Climate change crises create a feminist issue as climate change shadows gender equality in several ways. I am Oladosu Adenike from Nigeria – an ecofeminist, ecoreporter and climate justice activist. I have a story to tell to the world that is an everyday reality of our time, especially to someone like me from the Global South.
Over the years, women and girls have been used as a coping mechanism for survival in a climate change-induced environment: trekking long distances to get water, making ends meet for the family, and, in some cases, being married off earlier than the legal age. This affects their education, health and wider society. In Africa, our economic activities, such as agriculture, are climate sensitive – that is, affected by droughts and floods and the shrinking number of natural resources – and are increasing hunger and poverty. All these are environmental traps that women and girls fall into. We contribute the lowest footprint, yet we bear the largest burden of the climate crisis. We must not forget that today's girls are tomorrow's women.
I am yet to see a little girl who does not want to be empowered – because every bit of empowerment she feels, she wants to replicate it to others. She is a game-changer. The biggest threat to women and girls lies in the depletion of our natural resources for the generation of livelihood and income flow, which results in us being disproportionately affected by climate change. In the search for alternative livelihood as refugees, it could lead to transitional sex.
My feminism – ecofeminism – is defined by people and for the environment. Ecofeminism calls for us to strive for equality everywhere. And more than ever before, ecofeminism involves a solution-based approach that places women and girls at the centre of it, since we bear the brunt of the crisis.
However, there is a connection between climate change and gender equality. Around the world, in every deprived area – many of which are hotspots for the impacts of climate change – there are high rates of violence against women and women’s rights abuses. This has indirectly placed women and girls in a position where they are forced to take the back seat on development issues. In some cultures, women are not allowed to own land, but they are expected to participate in mass production for the agriculture sector. Land ownership is integral to food security, especially in a world where millions of people are in need of humanitarian aid for survival. We can’t keep giving people aid – it is not sustainable – rather, we must find a way to end climate change, which creates an enabling environment that fuels crises.

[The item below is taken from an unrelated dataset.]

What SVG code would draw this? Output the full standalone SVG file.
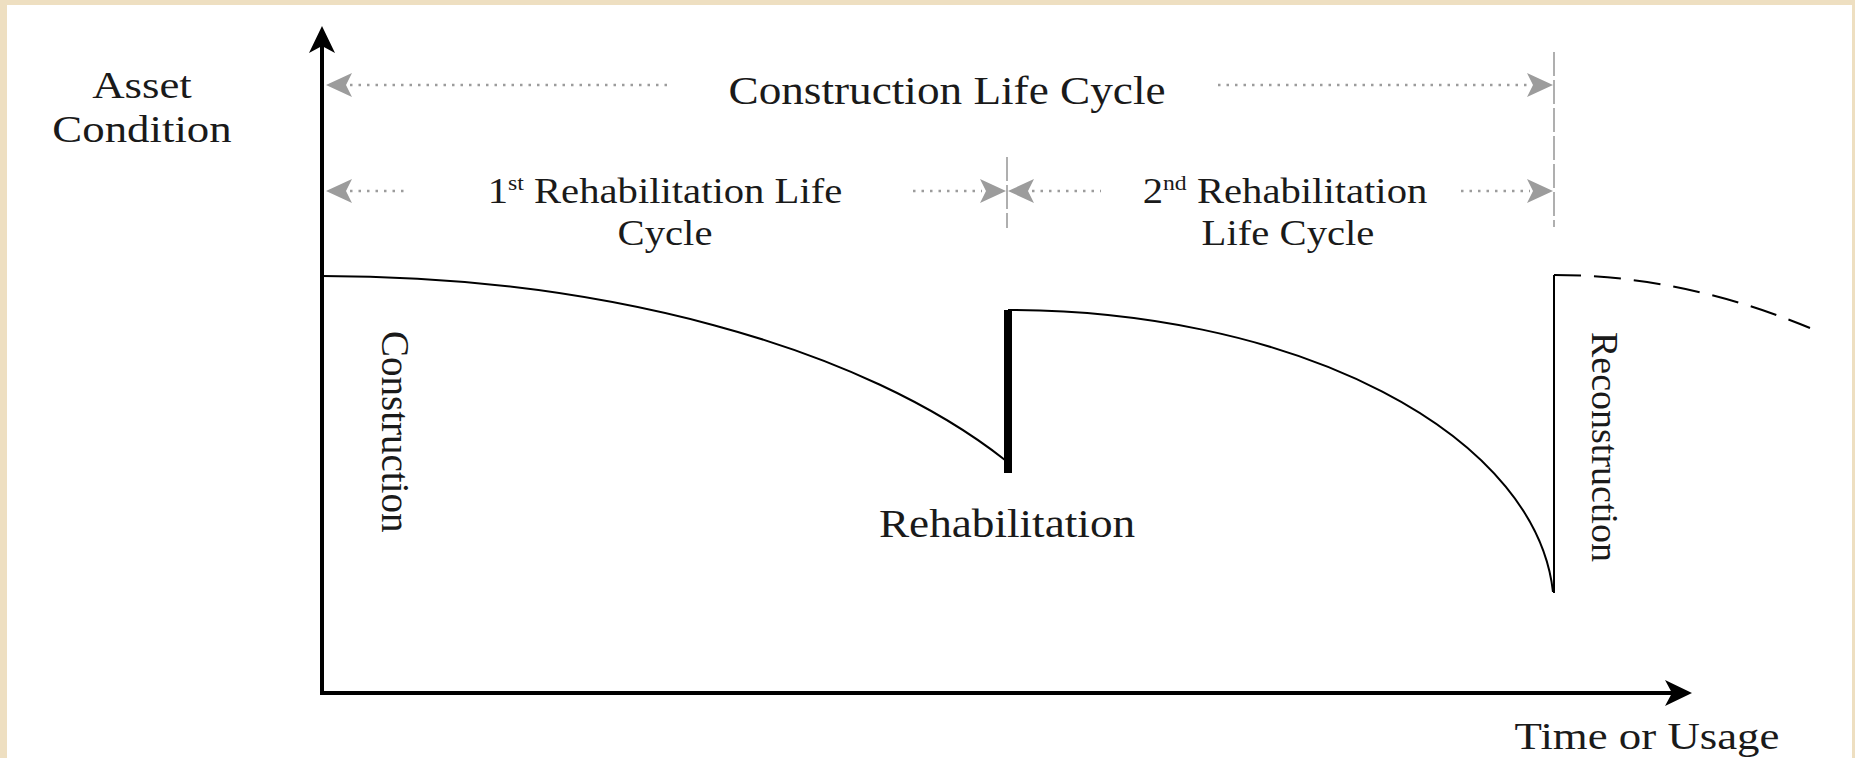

In Sahel, where Lake Chad sits, more than 20 million girls are child brides. Sahel has also been one of the world’s most deprived landscapes for decades now. Our ecosystem is a disadvantage to us in various ways, leading to large setbacks in gender equality. I vividly remember in 2014, some 276 school girls were kidnapped in Borno, with the same incident occurring in Dapachi in 2018 – not to mention the numerous untold stories. These states are the closest to the ever-shrinking Lake Chad in Nigeria, showing a correlation between climate change and the increase in violence against women and girls.

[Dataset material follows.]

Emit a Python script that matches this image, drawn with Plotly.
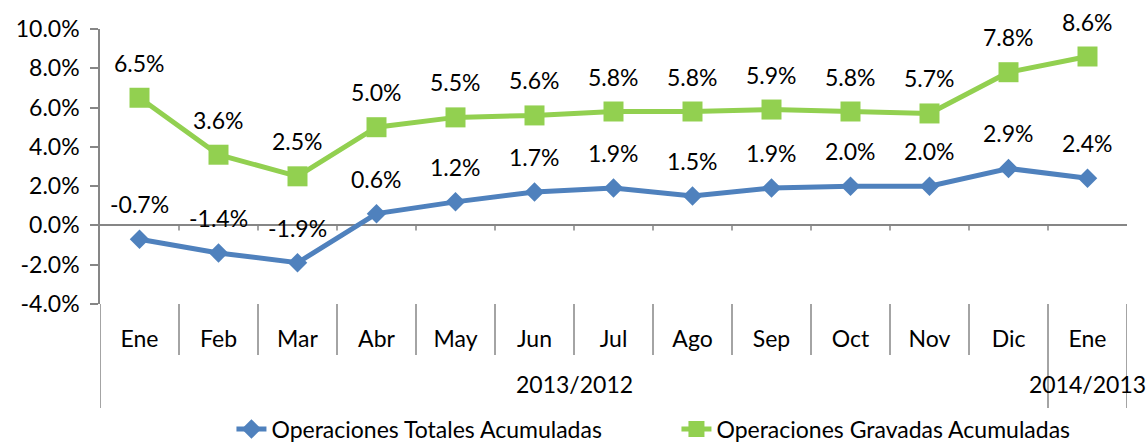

It has been proven that climate change is a threat to girls’ education, as it creates an enabling environment for insecurity, and armed groups prohibit Western education – especially for girls. Likewise, two-thirds of the 10.7 million people displaced in Lake Chad by the climate crisis are women because they depend totally on natural resources for the generation of income. In this regard, our livelihoods are some of the poorest in the world.
This is why I advocate for the restoration of Lake Chad as one of the solutions that will end violence against women and girls through the pan-Africa movement ILeadClimate – because women’s right are environmental rights.